We know nothing about the Simons’ views of the situation, which they no doubt discussed. We don’t know whether they approved of the Herbert Baum group’s attack on the Nazi propaganda exhibition ‘The Soviet Paradise’, or not. But the crackdown that followed was also to hit them. Käthe Simon had organized a place to hide for the young resistance fighter Felix Heymann, a member of the Herbert Baum group who had gone underground during the ensuing wave of arrests, in the home of some friends. “In December 1942, Frau Simon was arrested following a complaint that she had hidden a young resistance fighter. She was remanded in custody until August 1943 in Moabit, where I was permitted to visit her every four weeks,” stated a schoolfriend of Käthe in the 1950s.
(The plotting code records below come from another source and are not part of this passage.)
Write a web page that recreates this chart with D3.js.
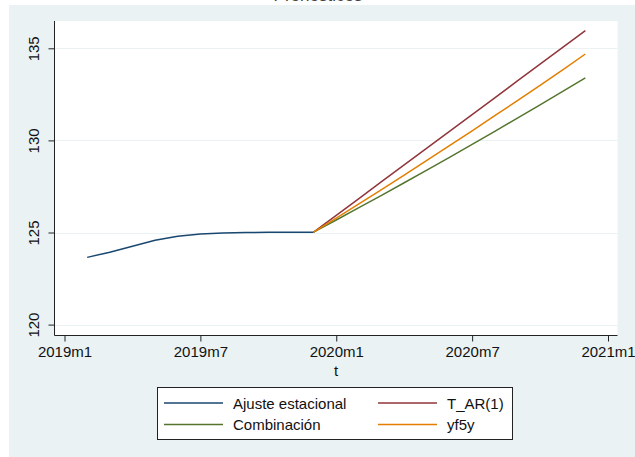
<!DOCTYPE html>
<html>
<head>
<meta charset="utf-8">
<script src="https://cdn.jsdelivr.net/npm/d3@7"></script>
<style>
  html, body { margin: 0; padding: 0; background: #ffffff; }
  svg { display: block; }
  text { font-family: "Liberation Sans", Arial, sans-serif; fill: #111; }
</style>
</head>
<body>
<svg id="chart" width="635" height="457"></svg>
<script>
// ---- data ----
const titleText = "Pronósticos";
const xTickValues = [0, 6, 12, 18, 24];
const xTickLabels = ["2019m1", "2019m7", "2020m1", "2020m7", "2021m1"];
const yTickValues = [120, 125, 130, 135];
const xTitle = "t";

// month index: 0 = 2019m1
const ajusteMonths = [1, 2, 3, 4, 5, 6, 7, 8, 9, 10, 11];
const ajusteValues = [123.65, 123.93, 124.25, 124.58, 124.80, 124.92, 124.97, 125.00, 125.01, 125.02, 125.02];

const forecastMonths = [11, 12, 13, 14, 15, 16, 17, 18, 19, 20, 21, 22, 23];
const tarValues  = [125.02, 125.93, 126.84, 127.76, 128.67, 129.58, 130.49, 131.40, 132.31, 133.23, 134.14, 135.05, 135.96];
const combValues = [125.02, 125.68, 126.35, 127.02, 127.70, 128.39, 129.08, 129.78, 130.49, 131.21, 131.93, 132.66, 133.40];
const yf5yValues = [125.02, 125.78, 126.55, 127.33, 128.12, 128.91, 129.71, 130.52, 131.34, 132.16, 132.99, 133.83, 134.69];

const seriesNames = ["Ajuste estacional", "T_AR(1)", "Combinación", "yf5y"];
const seriesColors = ["#1a476f", "#90353b", "#55752f", "#e37e00"];

// ---- layout ----
const svg = d3.select("#chart");
const plot = { left: 54.5, right: 617.5, top: 21, bottom: 335.5 };

svg.append("rect").attr("x", 9).attr("y", 5).attr("width", 640).attr("height", 460)
  .attr("fill", "#eaf2f3");

// title (cut off at the top, as in the reference)
svg.append("text").attr("x", 318).attr("y", 0.5).attr("text-anchor", "middle")
  .style("font-size", "17px").style("fill", "#444").text(titleText);

svg.append("rect").attr("x", plot.left).attr("y", plot.top)
  .attr("width", plot.right - plot.left).attr("height", plot.bottom - plot.top)
  .attr("fill", "#ffffff");

const x = d3.scaleLinear().domain([0, 24]).range([64.5, 608]);
const y = d3.scaleLinear().domain([120, 135]).range([324.6, 48.3]);

// gridlines
svg.append("g").selectAll("line").data(yTickValues).join("line")
  .attr("x1", plot.left).attr("x2", plot.right)
  .attr("y1", d => Math.round(y(d)) + 0.5).attr("y2", d => Math.round(y(d)) + 0.5)
  .attr("stroke", "#eaf2f3").attr("stroke-width", 1);

// axes
const yAxis = d3.axisLeft(y).tickValues(yTickValues).tickSize(6).tickPadding(4).tickFormat(d3.format("d"));
const gy = svg.append("g").attr("transform", `translate(${plot.left},0)`).call(yAxis);
gy.select(".domain").attr("d", `M0,${plot.top}V${plot.bottom}`).attr("stroke", "#222");
gy.selectAll(".tick line").attr("stroke", "#222");
gy.selectAll(".tick text")
  .attr("transform", "rotate(-90)")
  .attr("x", 0).attr("y", -16).attr("dy", 0)
  .attr("text-anchor", "middle")
  .style("font-size", "15px").style("font-family", "Liberation Sans, Arial, sans-serif").style("fill", "#111");

const xAxis = d3.axisBottom(x).tickValues(xTickValues).tickSize(6).tickPadding(4)
  .tickFormat((d, i) => xTickLabels[i]);
const gx = svg.append("g").attr("transform", `translate(0,${plot.bottom})`).call(xAxis);
gx.select(".domain").attr("d", `M${plot.left},0H${plot.right}`).attr("stroke", "#222");
gx.selectAll(".tick line").attr("stroke", "#222");
gx.selectAll(".tick text").attr("dy", "0.71em").attr("y", 11)
  .style("font-size", "15px").style("font-family", "Liberation Sans, Arial, sans-serif").style("fill", "#111");

svg.append("text").attr("x", (plot.left + plot.right) / 2 + 0).attr("y", 376)
  .attr("text-anchor", "middle").style("font-size", "15px").text(xTitle);

// lines
const line = d3.line().x(d => x(d[0])).y(d => y(d[1]));
const plotLine = (months, vals, color) => {
  svg.append("path").datum(months.map((m, i) => [m, vals[i]]))
    .attr("d", line).attr("fill", "none").attr("stroke", color)
    .attr("stroke-width", 1.5).attr("stroke-linejoin", "round");
};
plotLine(ajusteMonths, ajusteValues, seriesColors[0]);
plotLine(forecastMonths, tarValues, seriesColors[1]);
plotLine(forecastMonths, combValues, seriesColors[2]);
plotLine(forecastMonths, yf5yValues, seriesColors[3]);

// legend
const lg = svg.append("g");
lg.append("rect").attr("x", 157.5).attr("y", 387.5).attr("width", 355).attr("height", 52)
  .attr("fill", "#ffffff").attr("stroke", "#222").attr("stroke-width", 1);
const legendPos = [
  { lx: 164, ty: 403 }, { lx: 378, ty: 403 },
  { lx: 164, ty: 424.5 }, { lx: 378, ty: 424.5 }
];
seriesNames.forEach((name, i) => {
  const p = legendPos[i];
  lg.append("line").attr("x1", p.lx).attr("x2", p.lx + 59)
    .attr("y1", p.ty).attr("y2", p.ty)
    .attr("stroke", seriesColors[i]).attr("stroke-width", 1.5);
  lg.append("text").attr("x", p.lx + 69).attr("y", p.ty + 5.5)
    .style("font-size", "15px").text(name);
});
</script>
</body>
</html>
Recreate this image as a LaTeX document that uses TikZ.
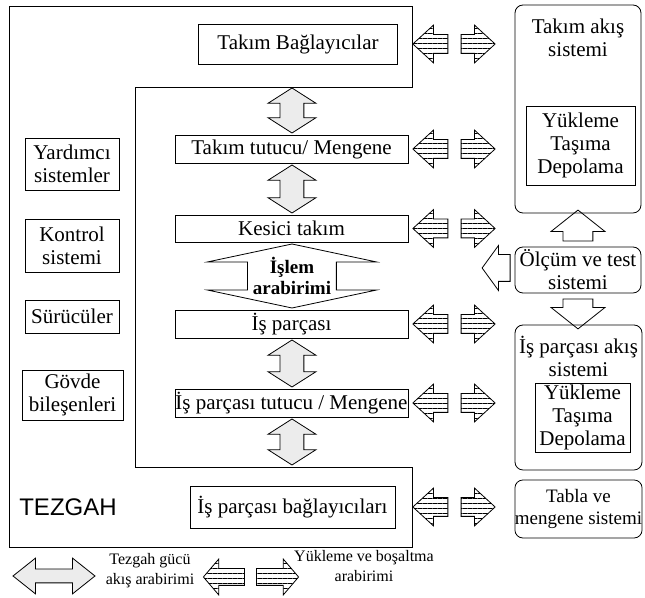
\documentclass[tikz,border=0pt]{standalone}
\usepackage{fontspec}
\setmainfont{Liberation Serif}
\setsansfont{Liberation Sans}
\usepackage{tikz}
\usetikzlibrary{positioning, shapes.arrows, patterns.meta}
\tikzstyle{box} = [rectangle, minimum width=116.5pt, minimum height=14pt, inner sep=0pt, text centered, draw=black]
\tikzstyle{sidebox} = [rectangle, minimum width=47pt, inner sep=0pt, align=center, draw=black]
\tikzstyle{rbox} = [rectangle, rounded corners=4pt, minimum width=63pt, inner sep=0pt, draw=black]
\tikzstyle{inbox} = [rectangle, inner sep=0pt, align=center, draw=black]
\tikzstyle{grayarrow} = [double arrow, draw=black, fill=gray!15, inner xsep=0pt, inner ysep=5.75pt, double arrow head extend=6pt, double arrow tip angle=115, rotate=90]
\tikzstyle{stripe} = [single arrow, draw=black, pattern={Lines[distance=2.5pt, line width=0.4pt]}, inner xsep=0pt, inner ysep=4.5pt, single arrow head extend=4.75pt, single arrow tip angle=85]
\tikzstyle{hollow} = [single arrow, draw=black, fill=white, inner xsep=0pt]
\def\sxl{435.5}
\def\sxr{473}

\begin{document}
\begin{tikzpicture}[x=0.5pt, y=-0.5pt, font=\fontsize{10.5}{11.5}\selectfont]
\useasboundingbox (0,0) rectangle (645,598);

% tezgah frame
\draw (9,6) -- (412,6) -- (412,87) -- (135,87) -- (135,467) -- (412,467) -- (412,547) -- (9,547) -- cycle;
\node (tezgah) at (68,507) {\sffamily\fontsize{12}{14}\selectfont TEZGAH};

\node (tb) [box, minimum width=99.5pt, minimum height=20pt] at (298,44) {Takım Bağlayıcılar};
\node (tt) [box] at (291.5,149) {Takım tutucu/ Mengene};
\node (kt) [box, minimum height=13.5pt] at (291.5,228.5) {Kesici takım};
\node (ip) [box] at (291.5,324) {İş parçası};
\node (ipt) [box] at (291.5,403) {İş parçası tutucu / Mengene};
\node (ipb) [box, minimum width=102.5pt, minimum height=21pt] at (292.5,507) {İş parçası bağlayıcıları};

\node (yard) [sidebox, minimum height=26pt] at (72,164) {Yardımcı\\sistemler};
\node (kont) [sidebox, minimum height=26.5pt] at (72,245.5) {Kontrol\\sistemi};
\node (sur) [sidebox, minimum height=16.5pt] at (72,316.5) {Sürücüler};
\node (govde) [sidebox, minimum width=50.5pt, minimum height=25pt] at (72.5,395) {Gövde\\bileşenleri};

% gray interfaces
\node (ga1) [grayarrow, minimum height=22.5pt] at (292,110.5) {};
\node (ga2) [grayarrow, minimum height=24pt] at (292,189) {};
\node (ga3) [grayarrow, minimum height=23.5pt] at (292,363.5) {};
\node (ga4) [grayarrow, minimum height=23pt] at (292,442) {};

\node (islem) [double arrow, draw=black, inner xsep=0pt, inner ysep=22pt, rotate=90, minimum height=32pt, double arrow head extend=20pt, double arrow tip angle=156] at (292,276) {};
\node (islemtxt) [font=\fontsize{9.5}{10.5}\selectfont\bfseries, align=center] at (292,276) {İşlem\\arabirimi};

% loading interfaces
\node (s1l) [stripe, rotate=180, minimum height=17.5pt] at (\sxl,44) {};
\node (s1r) [stripe, minimum height=17pt] at (\sxr,44) {};
\node (s2l) [stripe, rotate=180, minimum height=17.5pt] at (\sxl,149) {};
\node (s2r) [stripe, minimum height=17pt] at (\sxr,149) {};
\node (s3l) [stripe, rotate=180, minimum height=17.5pt] at (\sxl,228.5) {};
\node (s3r) [stripe, minimum height=17pt] at (\sxr,228.5) {};
\node (s4l) [stripe, rotate=180, minimum height=17.5pt] at (\sxl,324) {};
\node (s4r) [stripe, minimum height=17pt] at (\sxr,324) {};
\node (s5l) [stripe, rotate=180, minimum height=17.5pt] at (\sxl,403) {};
\node (s5r) [stripe, minimum height=17pt] at (\sxr,403) {};
\node (s6l) [stripe, rotate=180, minimum height=17.5pt] at (\sxl,507) {};
\node (s6r) [stripe, minimum height=17pt] at (\sxr,507) {};

% right side systems
\node (ua) [hollow, rotate=90, minimum height=15.5pt, inner ysep=7.25pt, single arrow head extend=6pt, single arrow tip angle=103] at (578,231.5) {};
\node (da) [hollow, rotate=-90, minimum height=15pt, inner ysep=7.25pt, single arrow head extend=6pt, single arrow tip angle=103] at (578,308) {};
\node (la) [hollow, rotate=180, minimum height=14pt, inner ysep=6.5pt, single arrow head extend=4.5pt, single arrow tip angle=108] at (501,268) {};

\node (takim) [rbox, minimum height=104pt] at (578,109) {};
\node (takimtxt) [align=center] at (578,38) {Takım akış\\sistemi};
\node (yuk1) [inbox, minimum width=54.5pt, minimum height=39.5pt] at (580.5,145.5) {Yükleme\\Taşıma\\Depolama};
\node (olcum) [rbox, fill=white, minimum height=23pt, align=center] at (578,270) {Ölçüm ve test\\sistemi};
\node (isakis) [rbox, minimum width=63.5pt, minimum height=72.5pt] at (578.5,397.5) {};
\node (isakistxt) [align=center] at (578.5,356) {İş parçası akış\\sistemi};
\node (yuk2) [inbox, minimum width=47.5pt, minimum height=34.5pt] at (582.5,417.5) {Yükleme\\Taşıma\\Depolama};
\node (tabla) [rbox, minimum width=63.5pt, minimum height=29pt, align=center, font=\fontsize{9.5}{11}\selectfont] at (578.5,509) {Tabla ve\\mengene sistemi};

% legend
\node (lg) [double arrow, draw=black, fill=gray!15, inner xsep=0pt, inner ysep=3.25pt, minimum height=41pt, double arrow head extend=5.5pt, double arrow tip angle=77] at (54,576) {};
\node (lgtxt) [font=\fontsize{8}{10}\selectfont, align=center] at (150,571) {Tezgah gücü\\akış arabirimi};
\node (ls1) [stripe, rotate=180, minimum height=20.5pt, inner ysep=4pt, single arrow tip angle=99] at (227.5,577) {};
\node (ls2) [stripe, minimum height=21pt, inner ysep=4pt, single arrow tip angle=99] at (274,577) {};
\node (lstxt) [font=\fontsize{8}{10}\selectfont, align=center] at (364,566) {Yükleme ve boşaltma\\arabirimi};
\end{tikzpicture}
\end{document}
While Käthe was in prison, Leopold had to perform forced labour and leave their three children alone at home. On 27 February 1943 he was arrested during the Nazis’ “factory campaign”, probably at his workplace, and taken to an assembly camp. The three children must have been left to fend for themselves for several days as they were not collected from the apartment until shortly before their deportation. They and their father were deported to Auschwitz on 1 March 1943. But that is not to say that they were together on the journey to their deaths: Leopold was entered as number 336 on the transport list while the children had the numbers 1839-1841. We do not know if they were crammed into the same cattle truck or whether they even knew of each other’s presence. As Leopold Simon’s name was not registered at Auschwitz, we can presume that he, like his children, was murdered in the gas chambers immediately on arrival.